Journey to Italy ★★★★

The first 90 minutes of Journey to Italy are four-and-a-half star stuff, a splendid depiction of a marriage teetering on the brink. The symbolism is rife with tension—being "tied down" in the catacombs; strong statues; excitement at parties; sexual lust with strangers. Every few minutes, there's some new allegory for the boredom and restlessness Alex (George Sanders) and Katherine (Ingrid Bergman) find themselves ensnared in when in each other's company. The reminders happen in scripted (tours, museums) and unscripted (parties, etc) settings. A perfect example—Alex's giddy response to positive attention from a beautiful, young Italian woman; she talks about being empty without the "disorder a man leaves behind;" then, suddenly, all is well with her husband and reality hits, but not without leaving a mark. And it all takes place on a trip to Italy to divest of a real estate asset, with Italy's "La Dolce Vita" backdrop, the lazy lifestyle that's in such contrast with the fast-twitch ways of home.

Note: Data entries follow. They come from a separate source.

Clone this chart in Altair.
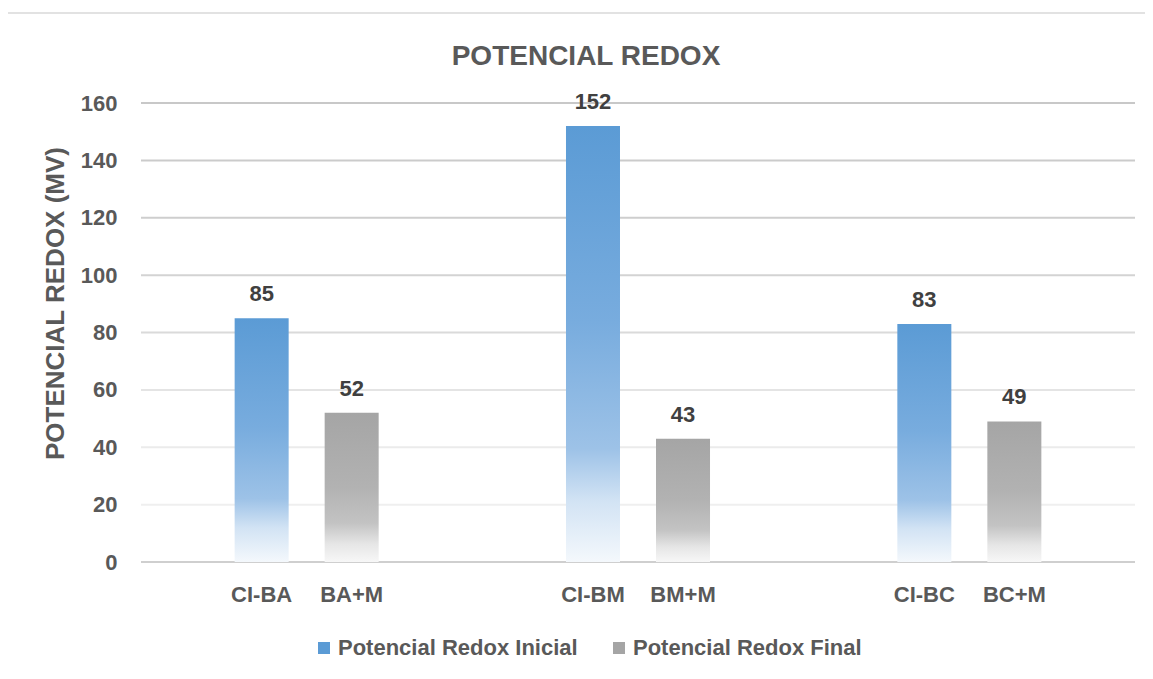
import altair as alt
import pandas as pd

# ---- data ----
grupos = ["BA", "BA", "BM", "BM", "BC", "BC"]
etiquetas = ["CI-BA", "BA+M", "CI-BM", "BM+M", "CI-BC", "BC+M"]
series = ["Potencial Redox Inicial", "Potencial Redox Final"] * 3
valores = [85, 52, 152, 43, 83, 49]

orden_grupos = ["BA", "BM", "BC"]
orden_series = ["Potencial Redox Inicial", "Potencial Redox Final"]

ticks_y = [0, 20, 40, 60, 80, 100, 120, 140, 160]
colores_grid = ["#CFCFCF", "#EFEFEF", "#EBEBEB", "#E4E4E4", "#DADADA",
                "#D3D3D3", "#CECECE", "#CBCBCB", "#C8C8C8"]

df = pd.DataFrame({"grupo": grupos, "etiqueta": etiquetas,
                   "serie": series, "valor": valores})
df_grid = pd.DataFrame({"v": ticks_y, "c": colores_grid})

FONT = "Liberation Sans, Arial, sans-serif"

W, H = 994, 459

x_enc = alt.X("grupo:N", sort=orden_grupos,
              scale=alt.Scale(paddingInner=0.2937, paddingOuter=0.1468), axis=None)
xo_enc = alt.XOffset("serie:N", sort=orden_series,
                     scale=alt.Scale(paddingInner=0.4, paddingOuter=0.5))
y_scale = alt.Scale(domain=[0, 160])

blue_grad = alt.Gradient(
    gradient="linear", x1=0, y1=0, x2=0, y2=1,
    stops=[alt.GradientStop(offset=0, color="#5B9BD5"),
           alt.GradientStop(offset=0.45, color="#78ACDE"),
           alt.GradientStop(offset=0.74, color="#9DC2E7"),
           alt.GradientStop(offset=0.86, color="#D2E3F4"),
           alt.GradientStop(offset=1, color="#F4F8FC")])
gray_grad = alt.Gradient(
    gradient="linear", x1=0, y1=0, x2=0, y2=1,
    stops=[alt.GradientStop(offset=0, color="#A5A5A5"),
           alt.GradientStop(offset=0.5, color="#B2B2B2"),
           alt.GradientStop(offset=0.74, color="#C3C3C3"),
           alt.GradientStop(offset=0.88, color="#E6E6E6"),
           alt.GradientStop(offset=1, color="#F7F7F7")])

base = alt.Chart(df)

# chart frame (decorative border)
frame = alt.Chart(pd.DataFrame({"a": [0]})).mark_rect(
    fillOpacity=0, stroke="#D9D9D9", strokeWidth=1.5
).encode(x=alt.value(4 - 141), x2=alt.value(1200), y=alt.value(13 - 103), y2=alt.value(700))

grid = alt.Chart(df_grid).mark_rule(strokeWidth=2).encode(
    y=alt.Y("v:Q", scale=y_scale,
            axis=alt.Axis(values=ticks_y, title="POTENCIAL REDOX (MV)",
                          domain=False, ticks=False, grid=False,
                          labelFont=FONT, labelFontSize=22, labelFontWeight="bold",
                          labelColor="#595959", labelPadding=24,
                          titleFont=FONT, titleFontSize=26, titleFontWeight="bold",
                          titleColor="#595959", titlePadding=12, titleY=200)),
    color=alt.Color("c:N", scale=None),
    x=alt.value(0), x2=alt.value(W),
)

bars_ini = base.transform_filter(alt.datum.serie == orden_series[0]).mark_bar(
    fill=blue_grad).encode(x=x_enc, xOffset=xo_enc, y=alt.Y("valor:Q", scale=y_scale))
bars_fin = base.transform_filter(alt.datum.serie == orden_series[1]).mark_bar(
    fill=gray_grad).encode(x=x_enc, xOffset=xo_enc, y=alt.Y("valor:Q", scale=y_scale))

legend_layer = base.mark_square(opacity=0).encode(
    x=x_enc, xOffset=xo_enc, y=alt.Y("valor:Q", scale=y_scale),
    color=alt.Color("serie:N", sort=orden_series,
                    scale=alt.Scale(domain=orden_series, range=["#5B9BD5", "#A5A5A5"]),
                    legend=alt.Legend(title=None, orient="none", direction="horizontal",
                                      legendX=172, legendY=534, padding=0,
                                      symbolType="square", symbolSize=144,
                                      symbolOpacity=1, symbolStrokeWidth=0,
                                      labelFont=FONT, labelFontSize=22,
                                      labelFontWeight="bold", labelColor="#595959",
                                      labelOffset=3, columnPadding=30,
                                      labelLimit=400)),
)

labels = base.mark_text(font=FONT, fontSize=22, fontWeight="bold",
                        color="#404040", baseline="alphabetic", dy=-17).encode(
    x=x_enc, xOffset=xo_enc, y=alt.Y("valor:Q", scale=y_scale), text="valor:Q")

xlabels = base.mark_text(font=FONT, fontSize=22, fontWeight="bold",
                         color="#595959", baseline="alphabetic", dy=40).encode(
    x=x_enc, xOffset=xo_enc, y=alt.datum(0, scale=y_scale), text="etiqueta:N")

chart = alt.layer(frame, grid, bars_ini, bars_fin, legend_layer, labels, xlabels).properties(
    width=W, height=H,
    autosize=alt.AutoSizeParams(type="none"),
    padding={"left": 133, "top": 95, "right": 10, "bottom": 100},
    title=alt.TitleParams("POTENCIAL REDOX", font=FONT, fontSize=28, fontWeight="bold",
                          color="#595959", anchor="middle", frame="group",
                          baseline="alphabetic", offset=-81, dx=-52),
).configure_view(stroke=None)

chart.save("out.html", embed_options={"renderer": "svg", "actions": False})
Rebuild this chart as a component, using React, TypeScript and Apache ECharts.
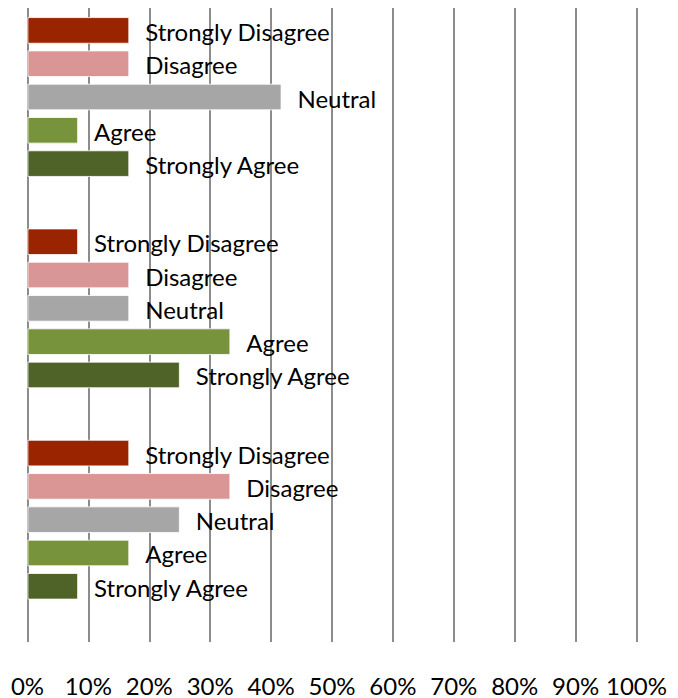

The voyage brings deep-rooted issues between Alex and Katherine bubbling to the surface, but they're not cliched hatred or one-dimensional problems. Did they just make the wrong choice? Are they slowly coming to grips with that as their squabbling wears them down? A quick nighttime drive past a couple huddled close offers Alex a glimpse of what he and Katherine are lacking, a scene that's visually reminiscent of the haunting little girl on a little island during the train ride in Spirited Away (bizarre analogy, I know). The drive makes him realize that everyone has their imperfections, that initial rushes of excitement are fleeting and not a salve for unhappiness or boredom.

But that ending; I just don't know. I can't help but feel it's a cop out. Oh, it sort of works from a believability perspective—Alex and Katherine recognize that a child isn't a magical solution; they seem ready to sadly accept that it's not meant to be; then, a crowd engulfs Katherine, full of marching religious figures and strong imagery,right after Alex spits out, "you've never even tried to understand me," and Katherine snaps back, "I despise you." As Katherine is swallowed up by the throngs, a realization that being engulfed in life's hardships was blinding them to what they actually have. Okay, fine. I can convince myself...and yet it feels wrong to me. It's impossible for me to shake the feeling that Journey to Italy would have had a much more powerful, lingering impact had it ended on a more nuanced that didn't involve reconciliation, but acceptance and understanding of life's many directions. Time to ponder since I viewed this hasn't changed my perspective on this one iota. Still, there are so many fantastic things here that I can't even consider going any lower with my rating.